- _Extracted records_
Begin

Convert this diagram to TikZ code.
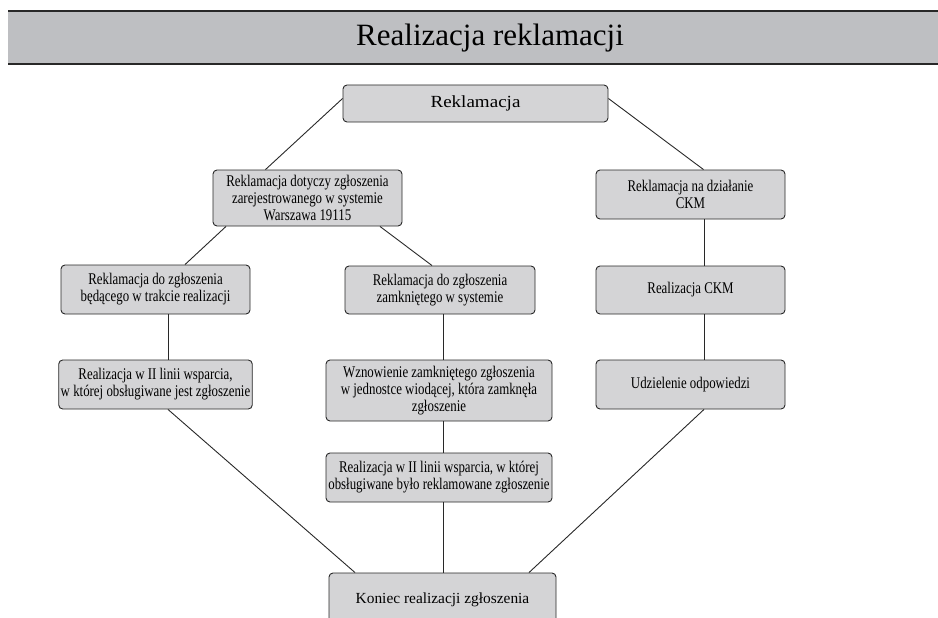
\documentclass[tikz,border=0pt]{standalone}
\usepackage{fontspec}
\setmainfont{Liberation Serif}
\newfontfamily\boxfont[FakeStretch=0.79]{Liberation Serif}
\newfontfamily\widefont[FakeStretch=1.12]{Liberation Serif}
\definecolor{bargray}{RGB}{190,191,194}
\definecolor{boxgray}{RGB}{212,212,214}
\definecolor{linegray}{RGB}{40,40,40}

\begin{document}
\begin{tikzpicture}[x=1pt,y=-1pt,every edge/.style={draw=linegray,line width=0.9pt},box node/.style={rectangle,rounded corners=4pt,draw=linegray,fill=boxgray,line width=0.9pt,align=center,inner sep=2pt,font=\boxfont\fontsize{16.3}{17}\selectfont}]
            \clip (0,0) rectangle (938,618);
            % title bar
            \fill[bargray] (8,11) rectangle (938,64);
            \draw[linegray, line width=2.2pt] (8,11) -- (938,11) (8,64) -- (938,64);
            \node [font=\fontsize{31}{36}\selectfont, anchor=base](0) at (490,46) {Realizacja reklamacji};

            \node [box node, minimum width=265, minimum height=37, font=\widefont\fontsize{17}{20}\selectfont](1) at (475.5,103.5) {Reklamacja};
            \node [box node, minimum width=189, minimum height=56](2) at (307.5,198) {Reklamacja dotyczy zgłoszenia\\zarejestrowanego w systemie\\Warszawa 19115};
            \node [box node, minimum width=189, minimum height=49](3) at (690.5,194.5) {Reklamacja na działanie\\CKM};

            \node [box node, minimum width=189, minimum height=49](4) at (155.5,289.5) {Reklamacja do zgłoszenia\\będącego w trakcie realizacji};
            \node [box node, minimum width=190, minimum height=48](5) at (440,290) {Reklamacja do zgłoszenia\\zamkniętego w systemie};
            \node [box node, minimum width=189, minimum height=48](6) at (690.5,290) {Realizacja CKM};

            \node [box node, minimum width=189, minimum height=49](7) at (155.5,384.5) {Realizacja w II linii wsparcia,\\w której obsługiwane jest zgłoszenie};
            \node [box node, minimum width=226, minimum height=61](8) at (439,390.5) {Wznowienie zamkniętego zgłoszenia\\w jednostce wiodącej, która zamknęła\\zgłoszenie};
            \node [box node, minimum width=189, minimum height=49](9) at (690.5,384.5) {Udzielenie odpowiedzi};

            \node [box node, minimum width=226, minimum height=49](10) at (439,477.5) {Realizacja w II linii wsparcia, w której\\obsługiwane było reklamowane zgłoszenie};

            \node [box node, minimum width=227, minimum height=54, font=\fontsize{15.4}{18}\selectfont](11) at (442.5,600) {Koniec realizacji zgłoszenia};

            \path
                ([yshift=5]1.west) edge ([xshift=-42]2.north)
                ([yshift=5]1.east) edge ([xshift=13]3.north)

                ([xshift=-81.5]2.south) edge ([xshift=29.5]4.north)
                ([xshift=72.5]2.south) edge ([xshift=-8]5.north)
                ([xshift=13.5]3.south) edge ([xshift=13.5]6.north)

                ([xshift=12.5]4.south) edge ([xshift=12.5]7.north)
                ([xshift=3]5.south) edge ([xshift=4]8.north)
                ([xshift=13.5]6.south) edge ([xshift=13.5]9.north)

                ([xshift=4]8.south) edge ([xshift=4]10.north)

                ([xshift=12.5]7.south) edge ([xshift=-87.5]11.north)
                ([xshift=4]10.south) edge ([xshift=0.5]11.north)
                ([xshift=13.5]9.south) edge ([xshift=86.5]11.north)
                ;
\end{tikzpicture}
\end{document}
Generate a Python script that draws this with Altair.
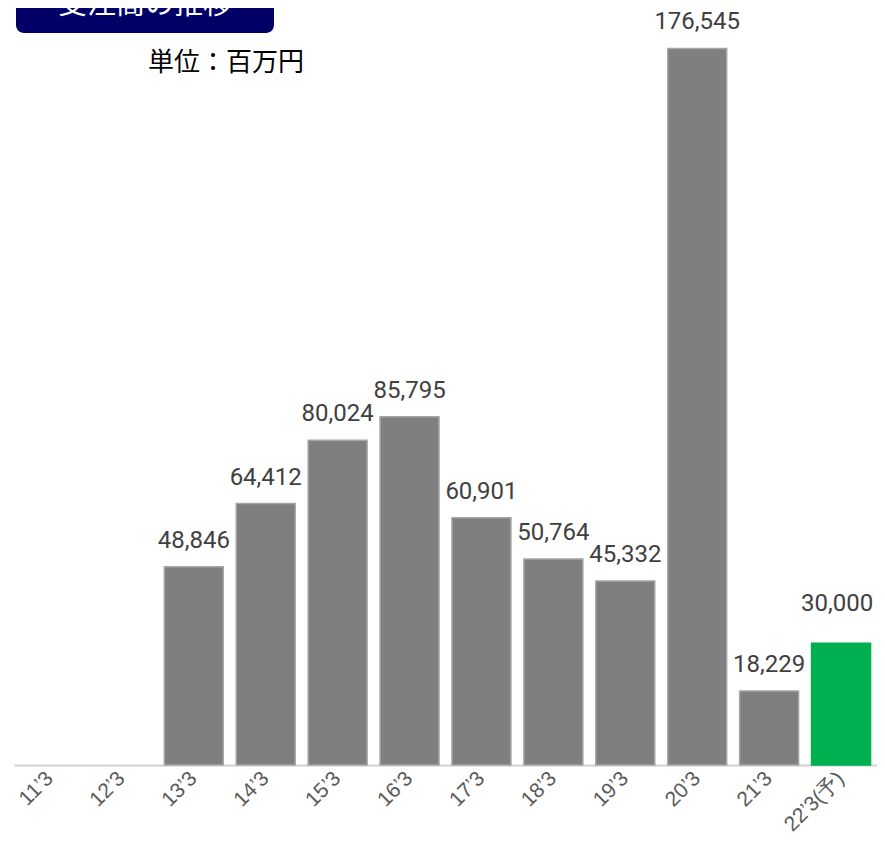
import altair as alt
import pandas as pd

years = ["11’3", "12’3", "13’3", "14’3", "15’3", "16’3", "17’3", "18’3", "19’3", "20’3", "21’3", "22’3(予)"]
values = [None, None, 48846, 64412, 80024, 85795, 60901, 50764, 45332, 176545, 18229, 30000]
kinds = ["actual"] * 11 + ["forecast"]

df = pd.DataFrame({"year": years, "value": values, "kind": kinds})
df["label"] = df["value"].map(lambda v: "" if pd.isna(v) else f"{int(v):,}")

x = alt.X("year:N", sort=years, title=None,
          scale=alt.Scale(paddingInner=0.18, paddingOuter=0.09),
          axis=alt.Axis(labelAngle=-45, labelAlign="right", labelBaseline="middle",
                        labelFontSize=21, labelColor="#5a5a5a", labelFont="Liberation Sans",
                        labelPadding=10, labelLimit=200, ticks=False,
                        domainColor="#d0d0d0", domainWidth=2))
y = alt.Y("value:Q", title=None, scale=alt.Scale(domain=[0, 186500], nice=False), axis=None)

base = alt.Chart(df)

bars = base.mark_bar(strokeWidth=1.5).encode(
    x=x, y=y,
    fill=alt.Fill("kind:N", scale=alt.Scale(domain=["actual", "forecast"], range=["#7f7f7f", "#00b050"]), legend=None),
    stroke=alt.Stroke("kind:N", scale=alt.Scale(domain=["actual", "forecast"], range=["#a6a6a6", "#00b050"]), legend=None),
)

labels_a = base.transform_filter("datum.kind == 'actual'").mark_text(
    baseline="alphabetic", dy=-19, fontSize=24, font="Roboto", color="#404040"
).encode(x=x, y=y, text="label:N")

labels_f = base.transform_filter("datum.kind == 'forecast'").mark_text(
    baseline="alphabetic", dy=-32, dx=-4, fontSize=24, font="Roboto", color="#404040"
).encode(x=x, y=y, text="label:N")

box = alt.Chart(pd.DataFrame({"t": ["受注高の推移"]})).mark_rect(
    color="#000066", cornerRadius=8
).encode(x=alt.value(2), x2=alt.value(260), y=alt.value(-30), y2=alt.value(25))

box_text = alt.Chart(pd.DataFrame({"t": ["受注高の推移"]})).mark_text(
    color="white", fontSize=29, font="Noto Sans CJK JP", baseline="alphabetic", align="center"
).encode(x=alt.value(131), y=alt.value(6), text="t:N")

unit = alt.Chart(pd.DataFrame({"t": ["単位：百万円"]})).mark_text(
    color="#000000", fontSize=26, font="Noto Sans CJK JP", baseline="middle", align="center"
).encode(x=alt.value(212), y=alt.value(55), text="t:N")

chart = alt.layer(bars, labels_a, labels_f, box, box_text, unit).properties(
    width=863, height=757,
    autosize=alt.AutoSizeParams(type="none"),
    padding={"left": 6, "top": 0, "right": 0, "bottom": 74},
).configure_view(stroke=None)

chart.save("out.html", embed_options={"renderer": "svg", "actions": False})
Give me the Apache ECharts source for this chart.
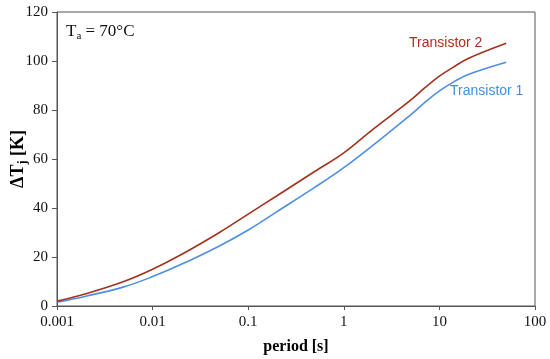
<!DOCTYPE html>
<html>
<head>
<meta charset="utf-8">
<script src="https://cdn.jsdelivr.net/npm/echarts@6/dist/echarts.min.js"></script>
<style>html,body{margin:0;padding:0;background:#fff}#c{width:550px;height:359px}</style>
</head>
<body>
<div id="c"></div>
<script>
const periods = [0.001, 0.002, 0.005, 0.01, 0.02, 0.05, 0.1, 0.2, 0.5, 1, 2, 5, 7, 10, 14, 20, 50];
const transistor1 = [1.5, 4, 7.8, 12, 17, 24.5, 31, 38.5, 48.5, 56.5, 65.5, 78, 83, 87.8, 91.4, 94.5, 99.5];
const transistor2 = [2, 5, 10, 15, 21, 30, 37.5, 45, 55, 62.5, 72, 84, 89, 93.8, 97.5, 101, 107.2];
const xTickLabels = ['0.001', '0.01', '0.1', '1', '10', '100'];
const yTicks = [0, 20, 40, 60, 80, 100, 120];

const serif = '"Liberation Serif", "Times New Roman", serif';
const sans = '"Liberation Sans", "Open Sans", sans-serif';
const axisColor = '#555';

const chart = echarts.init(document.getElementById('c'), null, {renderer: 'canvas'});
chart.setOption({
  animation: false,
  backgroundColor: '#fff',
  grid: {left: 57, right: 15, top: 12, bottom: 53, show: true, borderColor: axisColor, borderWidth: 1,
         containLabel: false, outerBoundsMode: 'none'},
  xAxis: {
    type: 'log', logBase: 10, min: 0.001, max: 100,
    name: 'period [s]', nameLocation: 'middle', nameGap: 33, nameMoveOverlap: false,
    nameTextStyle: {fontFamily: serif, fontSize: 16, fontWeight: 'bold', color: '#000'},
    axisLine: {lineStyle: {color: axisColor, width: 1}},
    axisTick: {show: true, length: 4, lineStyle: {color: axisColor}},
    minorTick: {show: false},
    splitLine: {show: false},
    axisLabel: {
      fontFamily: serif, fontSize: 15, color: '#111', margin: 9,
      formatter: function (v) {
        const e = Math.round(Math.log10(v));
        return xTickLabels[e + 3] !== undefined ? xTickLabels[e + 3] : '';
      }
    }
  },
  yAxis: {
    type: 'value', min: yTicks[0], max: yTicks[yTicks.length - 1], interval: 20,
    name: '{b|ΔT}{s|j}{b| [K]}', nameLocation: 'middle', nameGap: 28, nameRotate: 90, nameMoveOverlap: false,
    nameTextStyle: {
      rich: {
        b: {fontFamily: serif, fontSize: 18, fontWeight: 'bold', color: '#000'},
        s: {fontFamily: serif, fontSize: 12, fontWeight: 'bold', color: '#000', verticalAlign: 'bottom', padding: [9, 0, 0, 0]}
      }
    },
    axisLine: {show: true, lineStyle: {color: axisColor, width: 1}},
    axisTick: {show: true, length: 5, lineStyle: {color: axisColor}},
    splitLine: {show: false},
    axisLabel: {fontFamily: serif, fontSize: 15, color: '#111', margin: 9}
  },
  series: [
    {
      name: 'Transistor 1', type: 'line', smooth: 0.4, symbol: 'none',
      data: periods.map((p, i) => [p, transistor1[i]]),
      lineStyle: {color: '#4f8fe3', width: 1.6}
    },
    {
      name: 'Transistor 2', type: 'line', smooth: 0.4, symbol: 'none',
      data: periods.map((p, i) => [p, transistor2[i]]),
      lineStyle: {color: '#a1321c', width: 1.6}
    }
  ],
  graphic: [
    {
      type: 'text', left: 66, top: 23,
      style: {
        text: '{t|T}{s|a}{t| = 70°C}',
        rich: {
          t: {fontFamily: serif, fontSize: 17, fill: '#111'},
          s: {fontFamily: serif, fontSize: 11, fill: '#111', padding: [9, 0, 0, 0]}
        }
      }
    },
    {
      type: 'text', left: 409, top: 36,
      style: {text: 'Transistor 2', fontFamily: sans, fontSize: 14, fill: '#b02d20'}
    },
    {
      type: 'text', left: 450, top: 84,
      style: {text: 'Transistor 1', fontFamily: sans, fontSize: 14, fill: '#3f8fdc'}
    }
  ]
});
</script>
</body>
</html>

End

- _Prompt_
Copy exactly the stretch of lines that starts at the line holding "Generate a Python" and ends at the line holding "if pd.isna(v) else". Drop the pictures.

- _Solution to this problem_
Generate a Python script that draws this with Altair.
import altair as alt
import pandas as pd

years = ["11’3", "12’3", "13’3", "14’3", "15’3", "16’3", "17’3", "18’3", "19’3", "20’3", "21’3", "22’3(予)"]
values = [None, None, 48846, 64412, 80024, 85795, 60901, 50764, 45332, 176545, 18229, 30000]
kinds = ["actual"] * 11 + ["forecast"]

df = pd.DataFrame({"year": years, "value": values, "kind": kinds})
df["label"] = df["value"].map(lambda v: "" if pd.isna(v) else f"{int(v):,}")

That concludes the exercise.